Internal bias field relaxation in poled Mn-doped Pb(Mn1/3Sb2/3)O3–Pb(Zr,Ti)O3 ceramics

The frequency, electric field cycling and temperature dependences of the polarization–electric field (P–E), strain–electric field (S–E) loops in poled Mn-doped 0.05Pb(Mn1/3Sb2/3)O3–0.50PbZrO3–0.45PbTiO3 ceramics have been investigated. The P–E and S–E loops are strongly asymmetric corresponding to the presence of an internal bias field Ei after poling and aging, indicating that the domain walls are strongly pinned by preferentially oriented defect dipoles formed by the acceptor dopant ions (Mn2+/Mn3+) and O2− vacancies. Whereas, the loops exhibit a tendency of changing from asymmetric shapes to normal symmetric ones with increasing electric field amplitude or decreasing frequency.

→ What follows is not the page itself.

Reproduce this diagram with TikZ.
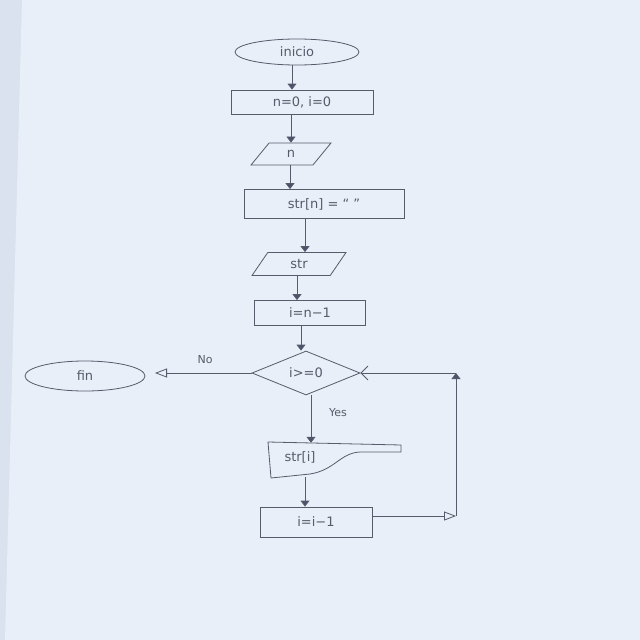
\documentclass[tikz,border=0pt]{standalone}
\usepackage{fontspec}
\setmainfont{DejaVu Sans}
\usetikzlibrary{shapes.geometric,arrows.meta}
\definecolor{paper}{HTML}{E8EFF8}
\definecolor{edgec}{HTML}{D9E2EE}
\definecolor{pencil}{HTML}{555C6B}
\definecolor{tipc}{HTML}{4A536A}
\tikzset{
  every node/.style={text=pencil, font=\fontsize{13}{15}\selectfont},
  ln/.style={draw=pencil, line width=0.8pt},
  procbox/.style={ln, rectangle, inner sep=0pt},
  term/.style={ln, ellipse, inner sep=0pt},
  iobox/.style={ln, trapezium, trapezium left angle=65, trapezium right angle=115, trapezium stretches=true, inner sep=0pt},
  decis/.style={ln, diamond, aspect=2.3, inner sep=0pt},
  fwd/.style={ln, -{Triangle[width=9pt,length=6pt,fill=tipc]}},
  opn/.style={ln, -{Triangle[open,width=9pt,length=12pt]}},
  barb/.style={ln, -{Straight Barb[width=14pt,length=7pt]}},
  lbl/.style={text=pencil, font=\fontsize{11}{13}\selectfont},
}
\begin{document}
\begin{tikzpicture}[x=1pt,y=-1pt]
\fill[edgec] (0,0) rectangle (640,640);
\fill[paper] (22,0) -- (640,0) -- (640,640) -- (5,640) -- cycle;
\useasboundingbox (0,0) rectangle (640,640);

\node[term, minimum width=124pt, minimum height=26pt] (ini) at (297,52) {inicio};
\node[procbox, minimum width=142pt, minimum height=24pt] (b1) at (302,102) {n=0, i=0};
\node[iobox, minimum width=80pt, minimum height=22pt] (n) at (291,154) {n};
\node[procbox, minimum width=160pt, minimum height=29pt] (b2) at (324,204) {str[n] = “ ”};
\node[iobox, minimum width=94pt, minimum height=23pt] (s) at (299,264) {str};
\node[procbox, minimum width=111pt, minimum height=25pt] (b3) at (310,313) {i=n−1};
\node[decis, minimum width=108pt, minimum height=44pt] (d) at (306,373) {i>=0};
\node[term, minimum width=120pt, minimum height=30pt] (fin) at (85,376) {fin};
\node[minimum width=130pt, minimum height=34pt, inner sep=0pt] (di) at (320,460) {};
\node at (300,457) {str[i]};
\draw[ln] (268,442) -- (401,445) -- (401,452) -- (360,452)
  .. controls (340,453) and (335,470) .. (310,474) -- (271,478) -- cycle;
\node[procbox, minimum width=112pt, minimum height=30pt] (b4) at (316,522) {i=i−1};
\coordinate (cr) at (456,516);
\coordinate (ct) at (456,373);
\coordinate (fe) at (155,373);

\draw[fwd] (ini.south -| 292,0) -- (b1.north -| 292,0);
\draw[fwd] (b1.south -| 291,0) -- (n.north -| 291,0);
\draw[fwd] (n.south -| 290,0) -- (b2.north -| 290,0);
\draw[fwd] (b2.south -| 305,0) -- (s.north -| 305,0);
\draw[fwd] (s.south -| 297,0) -- (b3.north -| 297,0);
\draw[fwd] (b3.south -| 301,0) -- (d.north -| 301,0);
\draw[opn] (d.west) -- (fe);
\node[lbl] at (205,360) {No};
\draw[fwd] (d.south -| 311,0) -- (di.north -| 311,0);
\node[lbl] at (338,413) {Yes};
\draw[fwd] (di.south -| 305,0) -- (b4.north -| 305,0);
\draw[opn] (b4.east |- cr) -- (cr);
\draw[fwd] (cr) -- (ct);
\draw[barb] (ct) -- (d.east);
\end{tikzpicture}
\end{document}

Repeated electric field cycling as well as high temperature results in a similar effect. Meanwhile, the Ei reduces consequently, providing evidence of domain depinning or internal bias field relaxation. It is suggested that the reorientation of the defect dipoles and depinning of domain walls arising from high temperature or electric field cycling are responsible for this extrinsic internal bias field relaxation process.